LinkedIn's Economic Graph research team released its 2026 Labor Market Report claiming that artificial intelligence has created at least 1.3 million new jobs globally over the past two years. The report directly challenges the prevailing narrative that automation primarily eliminates entry-level positions. Instead, LinkedIn argues the labor market is "rotating" toward new AI-related roles—including AI engineers, forward-deployed engineers, data annotators, and AI-enabled data center technicians—rather than contracting overall. The share of entry-level hiring has declined from recent peaks but remains broadly consistent with historical averages, according to the analysis.

The report acknowledges that global hiring remains approximately 20 percent below pre-pandemic levels, though LinkedIn attributes this shortfall primarily to economic uncertainty and monetary policy rather than AI displacement alone. The specific composition and geographic distribution of these 1.3 million new positions have not been detailed publicly. Additionally, the extent to which AI adoption has concentrated in particular sectors or functions, and whether demand for AI skills has genuinely offset losses in adjacent occupations, remains unclear from available statements.

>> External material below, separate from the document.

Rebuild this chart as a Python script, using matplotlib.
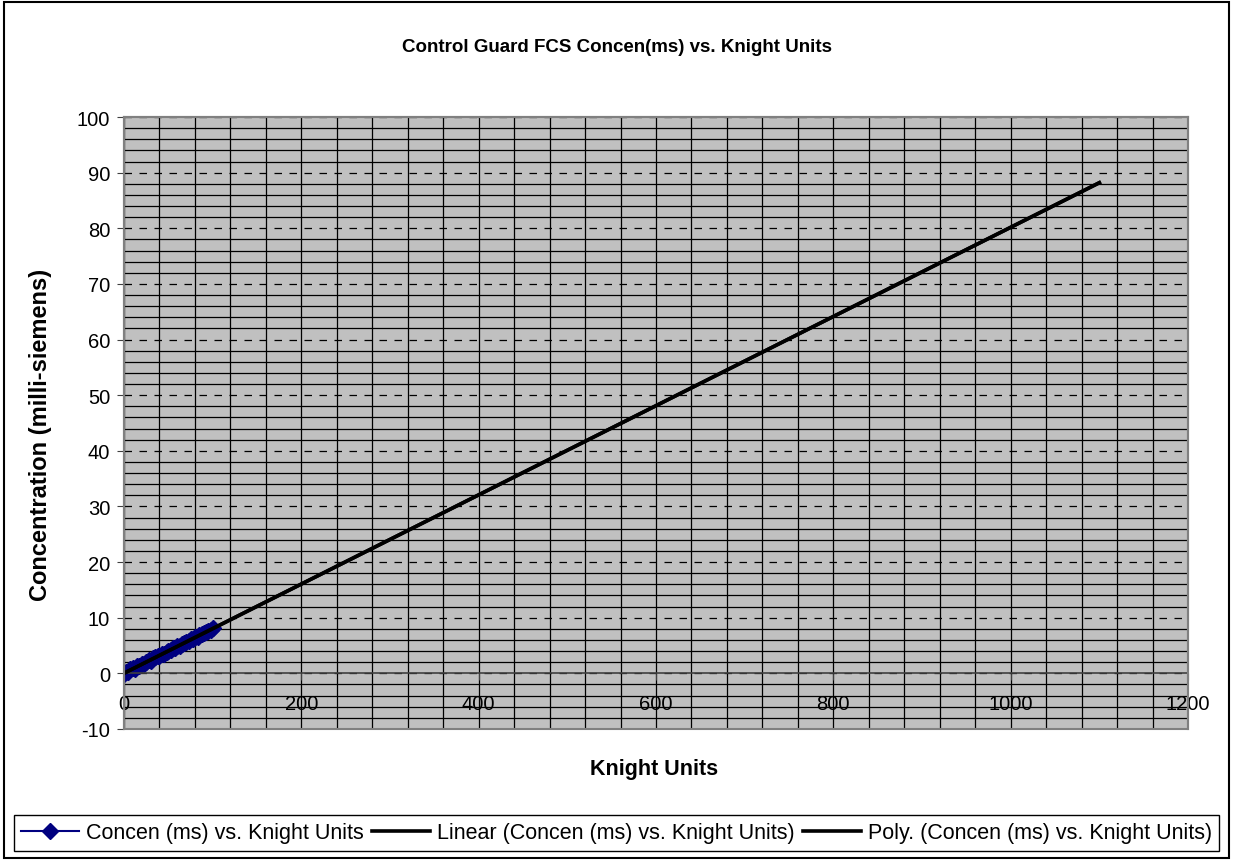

For employers and in-house counsel, the report signals that AI-related hiring is accelerating and that early-career talent pipelines in AI-adjacent fields may soften even as demand for specialized AI roles strengthens. Job seekers and workforce development professionals should monitor whether these new roles are genuinely accessible to entry-level candidates or require prior technical experience. Policymakers and employment lawyers tracking potential regulatory responses to AI displacement should note that this data now anchors one side of an active debate over whether AI creates or destroys net employment opportunities.